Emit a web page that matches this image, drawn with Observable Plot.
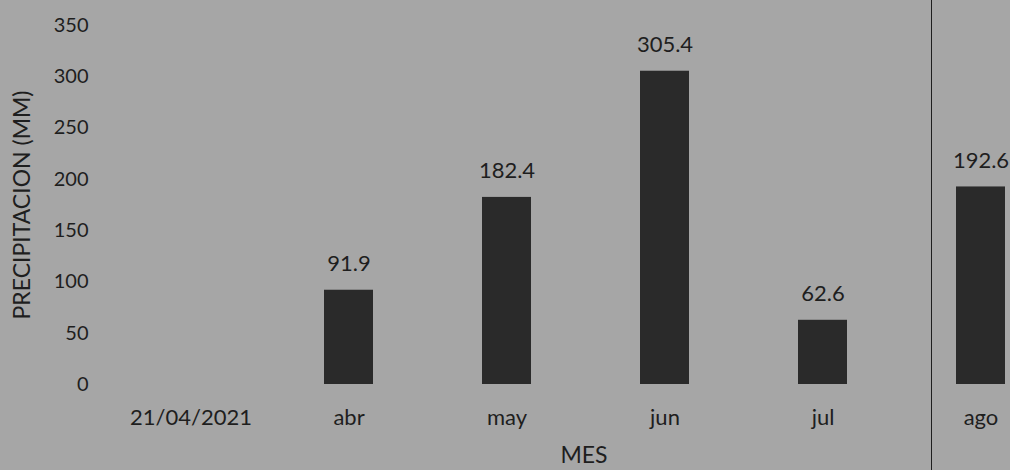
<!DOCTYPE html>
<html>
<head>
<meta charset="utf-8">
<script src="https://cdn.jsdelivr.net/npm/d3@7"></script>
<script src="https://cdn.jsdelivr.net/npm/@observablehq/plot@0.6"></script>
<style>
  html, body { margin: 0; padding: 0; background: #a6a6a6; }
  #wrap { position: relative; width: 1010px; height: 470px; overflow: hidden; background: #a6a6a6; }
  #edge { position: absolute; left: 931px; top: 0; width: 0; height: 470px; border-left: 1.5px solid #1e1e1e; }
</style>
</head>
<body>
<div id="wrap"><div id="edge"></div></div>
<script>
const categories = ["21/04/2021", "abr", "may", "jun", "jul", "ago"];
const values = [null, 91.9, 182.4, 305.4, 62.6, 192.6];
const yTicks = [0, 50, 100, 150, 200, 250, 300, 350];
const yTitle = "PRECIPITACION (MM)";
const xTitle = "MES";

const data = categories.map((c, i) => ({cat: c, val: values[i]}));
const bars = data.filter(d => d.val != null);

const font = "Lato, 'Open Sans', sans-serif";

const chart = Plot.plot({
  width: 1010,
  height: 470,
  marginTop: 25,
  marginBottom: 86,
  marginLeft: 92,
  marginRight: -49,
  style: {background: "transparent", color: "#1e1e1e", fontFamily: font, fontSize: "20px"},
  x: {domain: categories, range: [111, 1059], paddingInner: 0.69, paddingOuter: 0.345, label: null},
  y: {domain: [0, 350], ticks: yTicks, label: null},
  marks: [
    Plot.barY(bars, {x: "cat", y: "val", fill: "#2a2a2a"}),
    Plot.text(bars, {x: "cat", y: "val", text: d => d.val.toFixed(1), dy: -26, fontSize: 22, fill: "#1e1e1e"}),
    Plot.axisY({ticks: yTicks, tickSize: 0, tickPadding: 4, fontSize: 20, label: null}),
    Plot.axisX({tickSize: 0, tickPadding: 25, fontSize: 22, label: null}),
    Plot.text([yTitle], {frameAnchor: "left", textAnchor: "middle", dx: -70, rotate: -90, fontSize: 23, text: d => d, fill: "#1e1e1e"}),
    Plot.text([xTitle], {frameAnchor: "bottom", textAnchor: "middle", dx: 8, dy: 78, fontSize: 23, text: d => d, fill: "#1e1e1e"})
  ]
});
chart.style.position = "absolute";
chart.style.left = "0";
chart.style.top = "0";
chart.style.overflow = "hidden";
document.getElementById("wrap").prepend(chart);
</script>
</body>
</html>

Goal of the exercise →
Reproduce the whole listing above word for word, but not its pictures.

Response to the exercise →
Emit a web page that matches this image, drawn with Observable Plot.
<!DOCTYPE html>
<html>
<head>
<meta charset="utf-8">
<script src="https://cdn.jsdelivr.net/npm/d3@7"></script>
<script src="https://cdn.jsdelivr.net/npm/@observablehq/plot@0.6"></script>
<style>
  html, body { margin: 0; padding: 0; background: #a6a6a6; }
  #wrap { position: relative; width: 1010px; height: 470px; overflow: hidden; background: #a6a6a6; }
  #edge { position: absolute; left: 931px; top: 0; width: 0; height: 470px; border-left: 1.5px solid #1e1e1e; }
</style>
</head>
<body>
<div id="wrap"><div id="edge"></div></div>
<script>
const categories = ["21/04/2021", "abr", "may", "jun", "jul", "ago"];
const values = [null, 91.9, 182.4, 305.4, 62.6, 192.6];
const yTicks = [0, 50, 100, 150, 200, 250, 300, 350];
const yTitle = "PRECIPITACION (MM)";
const xTitle = "MES";

const data = categories.map((c, i) => ({cat: c, val: values[i]}));
const bars = data.filter(d => d.val != null);

const font = "Lato, 'Open Sans', sans-serif";

const chart = Plot.plot({
  width: 1010,
  height: 470,
  marginTop: 25,
  marginBottom: 86,
  marginLeft: 92,
  marginRight: -49,
  style: {background: "transparent", color: "#1e1e1e", fontFamily: font, fontSize: "20px"},
  x: {domain: categories, range: [111, 1059], paddingInner: 0.69, paddingOuter: 0.345, label: null},
  y: {domain: [0, 350], ticks: yTicks, label: null},
  marks: [
    Plot.barY(bars, {x: "cat", y: "val", fill: "#2a2a2a"}),
    Plot.text(bars, {x: "cat", y: "val", text: d => d.val.toFixed(1), dy: -26, fontSize: 22, fill: "#1e1e1e"}),
    Plot.axisY({ticks: yTicks, tickSize: 0, tickPadding: 4, fontSize: 20, label: null}),
    Plot.axisX({tickSize: 0, tickPadding: 25, fontSize: 22, label: null}),
    Plot.text([yTitle], {frameAnchor: "left", textAnchor: "middle", dx: -70, rotate: -90, fontSize: 23, text: d => d, fill: "#1e1e1e"}),
    Plot.text([xTitle], {frameAnchor: "bottom", textAnchor: "middle", dx: 8, dy: 78, fontSize: 23, text: d => d, fill: "#1e1e1e"})
  ]
});
chart.style.position = "absolute";
chart.style.left = "0";
chart.style.top = "0";
chart.style.overflow = "hidden";
document.getElementById("wrap").prepend(chart);
</script>
</body>
</html>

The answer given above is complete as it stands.